Downey’s uncanny incarnation of a brother from another planet — Planet Hollywood — creates a terrific bookend performance to Heath Ledger’s Joker. Both take every risk, and even invent a few more to craft fully-fleshed characters, offering so much detail that they deserve a second, and third viewing.

It’s to his credit that director and co-writer Ben Stiller casts himself in the role he has mastered over the years – an earnest loser who always misses the glory. Stiller’s character, Tugg Speedman is a fading star of five sci-fi disaster epics about the end of the earth as we know it (think Sylvester Stallone or William Shatner). Struggling to revive his career, he joins the cast of a Vietnam era testosterone epic (also entitled Tropic Thunder), playing a platoon leader on a Viet Cong-saturated rescue mission. Letting it all hang out, once again, Jack Black plays a heroin-addicted sit-com actor who adds the expected corpulence and flatulence, as well as surprising charisma, to the mix.
Throw in a real African-American actor, Brandon T. Jackson as an MTV hip-hopper named Alpa Chino (a move that takes the edge off charges that Downey’s black portrayal is racist), plus the rumpled visage of Nick Nolte as a fraudulent Vietnam veteran whose autobiography is the source of the movie-within-the-movie’s script – and you’ve got expletive-driven rumble in the jungle.

Tropic Thunder is 100% narcissist performance art with absolutely no parental control, or feminizing influence in sight.

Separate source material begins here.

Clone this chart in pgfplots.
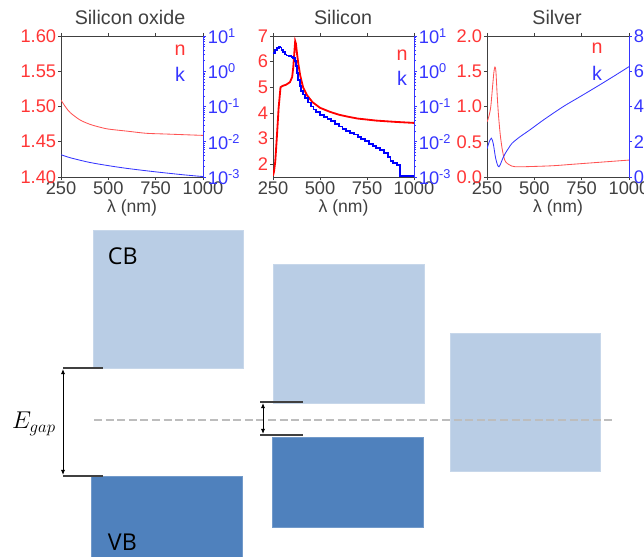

Beyond gross, the film soars into gory, gunky, slurpy, silly, inspired satire. And since Hollywood itself is Stiller’s prime target, the sparkling cameo by Tom Cruise as a beyond greedy producer produces some choice moments of oleaginous delight.

Film buffs will savor the inter-textual references to other jungle epics and other Big Screen Egos. But this film will offend almost everyone, especially the ultra-PC among us. But as far as I’m concerned, even the most over-the-top offences play resoundingly in the hands of Downey, who will – it has to be said – do just about anything to power his role to a whole other level of psycho-complexity.